Vorliegen einer Überraschungsentscheidung; Verletzung der Sachaufklärungspflicht als verzichtbarer Verfahrensmangel; Rüge des Übergehens von Beweisanträgen
Gesetze: FGO § 76 Abs. 1, FGO § 76 Abs. 2, FGO § 96 Abs. 2, FGO § 115 Abs. 2 Nr. 3, FGO § 119 Nr. 6, FGO § 116 Abs. 5, FGO § 155, ZPO § 295, GG Art. 103
Instanzenzug:
Gründe
1 Die Beschwerde hat keinen Erfolg. Die Voraussetzungen für eine Zulassung der Revision gemäß § 115 Abs. 2 der Finanzgerichtsordnung (FGO) liegen nicht vor.

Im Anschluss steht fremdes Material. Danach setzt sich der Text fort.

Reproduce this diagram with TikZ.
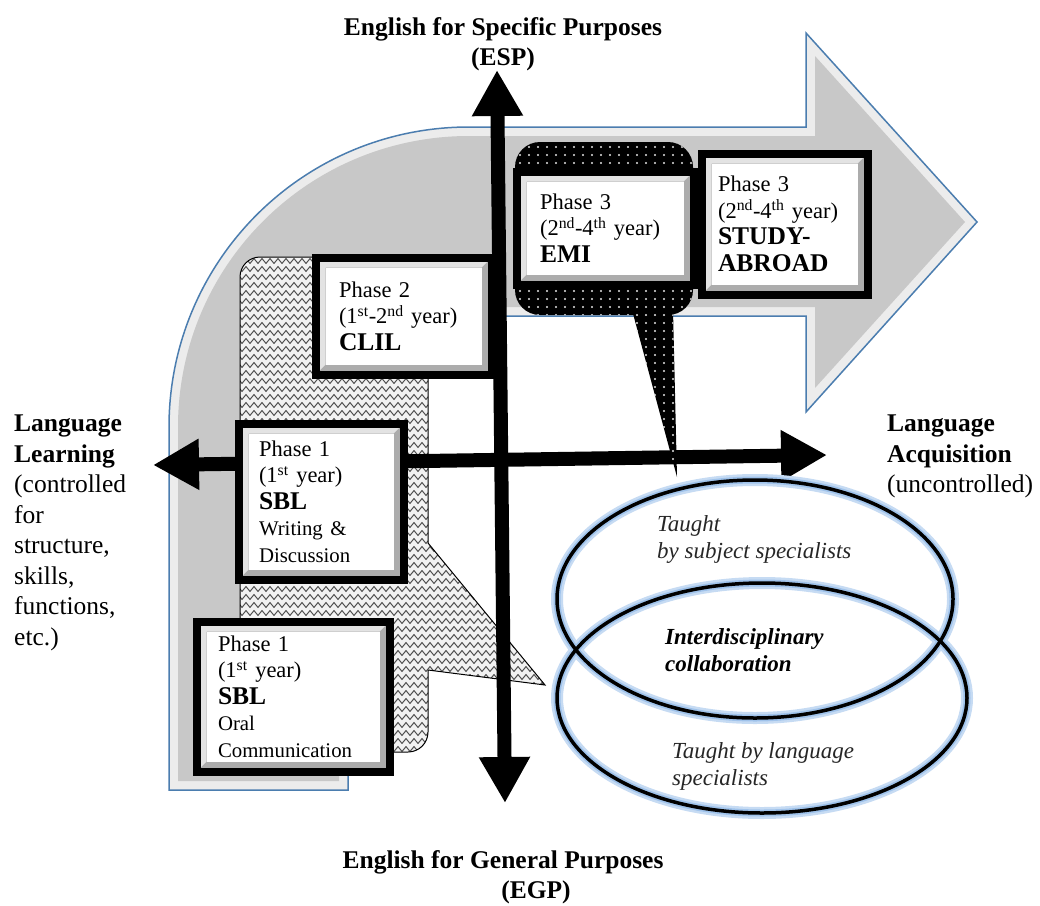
\documentclass[tikz,border=0pt]{standalone}
\usepackage{fontspec}
\setmainfont{Liberation Serif}
\usetikzlibrary{arrows.meta,decorations.pathmorphing}

\definecolor{bentgrey}{RGB}{200,200,200}
\definecolor{bentedge}{RGB}{75,125,175}
\definecolor{glowblue}{RGB}{160,195,235}
\definecolor{wavegrey}{RGB}{80,80,80}

\newcommand{\phasefont}{\fontsize{22.5}{26.5}\selectfont}
\newcommand{\namefont}{\bfseries\fontsize{25.5}{26.5}\selectfont}
\newcommand{\skillfont}{\fontsize{20.8}{26.5}\selectfont}
\newcommand{\labelfont}{\fontsize{25.5}{30.5}\selectfont}
\newcommand{\ovalfont}{\itshape\fontsize{23}{27}\selectfont}

\begin{document}
\begin{tikzpicture}[x=1pt, y=-1pt,
    bevel/.style={path picture={
        \fill[gray!65] (path picture bounding box.south west) rectangle (path picture bounding box.north east);
        \fill[gray!22] (path picture bounding box.south west) -- (path picture bounding box.north west)
            -- (path picture bounding box.north east) -- ([shift={(-10pt,-10pt)}]path picture bounding box.north east)
            -- ([shift={(10pt,-10pt)}]path picture bounding box.north west) -- ([shift={(10pt,10pt)}]path picture bounding box.south west) -- cycle;
        \fill[white] ([shift={(10pt,-10pt)}]path picture bounding box.north west) rectangle ([shift={(-10pt,10pt)}]path picture bounding box.south east);
    }},
    phase/.style={rectangle, draw=black, line width=8pt, inner sep=0pt, align=left, font=\phasefont, bevel},
    axis/.style={line width=14pt, {Triangle[length=46pt,width=48pt]}-{Triangle[length=46pt,width=48pt]}},
    wave/.style={wavegrey, line width=1pt, decorate, decoration={zigzag, segment length=8pt, amplitude=2.4pt}},
    glow/.style={glowblue!60, line width=12pt},
    innerglow/.style={glowblue, line width=7pt},
    oval/.style={black, line width=3.5pt},
    textlabel/.style={font=\labelfont, align=left, anchor=north west, inner sep=0pt}
]
\useasboundingbox (0,0) rectangle (1040,905);

% Bent arrow in the background
\path[fill=gray!15, draw=bentedge, line width=1.5pt] (169,790) -- (169,427) .. controls (169,261) and (303,127) .. (469,127)
    -- (806,127) -- (806,33) -- (977,222) -- (806,412) -- (806,316) -- (348,316) -- (348,790) -- cycle;
\fill[bentgrey] (178,781) -- (178,427) .. controls (178,266) and (308,136) .. (469,136)
    -- (815,136) -- (815,56) -- (965,222) -- (815,388) -- (815,307) -- (339,307) -- (339,781) -- cycle;

% Wavy callout behind phase 1 and 2
\begin{scope}
  \clip[rounded corners=20pt] (240,257) rectangle (428,752);
  \fill[gray!10] (230,250) rectangle (560,760);
  \foreach \y in {261,269,...,749}
    \draw[wave] (236,\y) -- (550,\y);
\end{scope}
\begin{scope}
  \clip (428,543) -- (545,685) -- (428,670) -- cycle;
  \fill[gray!10] (420,530) rectangle (560,700);
  \foreach \y in {541,549,...,685}
    \draw[wave] (236,\y) -- (550,\y);
\end{scope}
\draw[line width=1pt, rounded corners=20pt] (428,543) -- (428,257) -- (240,257) -- (240,752) -- (428,752) -- (428,670);
\draw[line width=1pt] (428,543) -- (545,685) -- (428,670);

% Axes
\coordinate (espTip) at (497,70);
\coordinate (egpTip) at (505,803);
\coordinate (learningTip) at (153,465);
\coordinate (acquisitionTip) at (827,455);
\draw[axis] (learningTip) -- (acquisitionTip);
\draw[axis] (espTip) -- (egpTip);

% Dotted callout behind EMI
\fill[rounded corners=25pt] (515,142) rectangle (693,315);
\fill (632,310) -- (673,310) -- (677,477) -- cycle;
\begin{scope}
  \clip[rounded corners=25pt] (515,142) rectangle (693,315);
  \foreach \x in {520,529,...,691}
    \foreach \y in {147,155,...,315}
      \fill[gray!20] (\x,\y) circle (1.1pt);
\end{scope}
\begin{scope}
  \clip (632,315) -- (673,315) -- (677,477) -- cycle;
  \foreach \x in {628,637,...,682}
    \foreach \y in {315,323,...,475}
      \fill[gray!20] (\x,\y) circle (1.1pt);
\end{scope}

% Phase boxes
\node[phase, minimum width=176pt, minimum height=117pt, text width=129pt] (clil) at (403.5,316)
    {Phase 2\\(1\textsuperscript{st}-2\textsuperscript{nd} year)\\{\namefont CLIL}};
\node[phase, minimum width=177pt, minimum height=113pt, text width=130pt] (emi) at (605,228)
    {Phase 3\\(2\textsuperscript{nd}-4\textsuperscript{th} year)\\{\namefont EMI}};
\node[phase, minimum width=166pt, minimum height=141pt, text width=133pt] (abroad) at (784.5,224)
    {Phase 3\\(2\textsuperscript{nd}-4\textsuperscript{th} year)\\{\namefont STUDY-}\\{\namefont ABROAD}};
\node[phase, minimum width=165pt, minimum height=156pt, text width=124pt] (sblWriting) at (321,501.5)
    {Phase 1\\(1\textsuperscript{st} year)\\{\namefont SBL}\\{\skillfont Writing \&}\\{\skillfont Discussion}};
\node[phase, minimum width=193pt, minimum height=150pt, text width=150pt] (sblOral) at (293,696.5)
    {Phase 1\\(1\textsuperscript{st} year)\\{\namefont SBL}\\{\skillfont Oral}\\{\skillfont Communication}};

% Overlapping ovals
\draw[glow] (755,599) ellipse [x radius=198pt, y radius=119pt];
\draw[glow] (762,698) ellipse [x radius=205pt, y radius=115pt];
\draw[innerglow] (755,599) ellipse [x radius=198pt, y radius=119pt];
\draw[innerglow] (762,698) ellipse [x radius=205pt, y radius=115pt];
\draw[oval] (755,599) ellipse [x radius=198pt, y radius=119pt];
\draw[oval] (762,698) ellipse [x radius=205pt, y radius=115pt];

\node[font=\ovalfont, text=gray!30!black, align=left, anchor=north west, inner sep=0pt] (subjectTxt) at (657,515)
    {Taught\\by subject specialists};
\node[font=\ovalfont\bfseries, align=left, anchor=north west, inner sep=0pt] (collabTxt) at (665,628)
    {Interdisciplinary\\collaboration};
\node[font=\ovalfont, text=gray!30!black, align=left, anchor=north west, inner sep=0pt] (languageTxt) at (672,742)
    {Taught by language\\specialists};

% Axis labels
\node[font=\labelfont\bfseries, align=center, inner sep=0pt] (esp) at (503,44) {English for Specific Purposes\\(ESP)};
\node[font=\labelfont\bfseries, align=center, inner sep=0pt] (egp) at (503,877) {English for General Purposes\\\hspace*{66pt}(EGP)};
\node[textlabel] (learning) at (14,415)
    {\textbf{Language}\\\textbf{Learning}\\(controlled\\for\\structure,\\skills,\\functions,\\etc.)};
\node[textlabel] (acquisition) at (887,415)
    {\textbf{Language}\\\textbf{Acquisition}\\(uncontrolled)};

\end{tikzpicture}
\end{document}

2 1. Die Kläger und Beschwerdeführer (Kläger) machen zu Unrecht geltend, das Finanzgericht (FG) habe eine Überraschungsentscheidung erlassen und dadurch ihren Anspruch auf rechtliches Gehör verletzt (Art. 103 Abs. 1 des Grundgesetzes, § 96 Abs. 2 FGO und § 76 Abs. 2 FGO). Eine solche Überraschungsentscheidung liegt vor, wenn das FG sein Urteil auf einen bis dahin nicht erörterten rechtlichen oder tatsächlichen Gesichtspunkt stützt und damit dem Rechtsstreit eine Wendung gibt, mit der auch ein gewissenhafter und kundiger Prozessbeteiligter selbst unter Berücksichtigung der Vielzahl vertretbarer Auffassungen nach dem bisherigen Verlauf der Verhandlung nicht rechnen musste (, BFH/NV 2013, 968).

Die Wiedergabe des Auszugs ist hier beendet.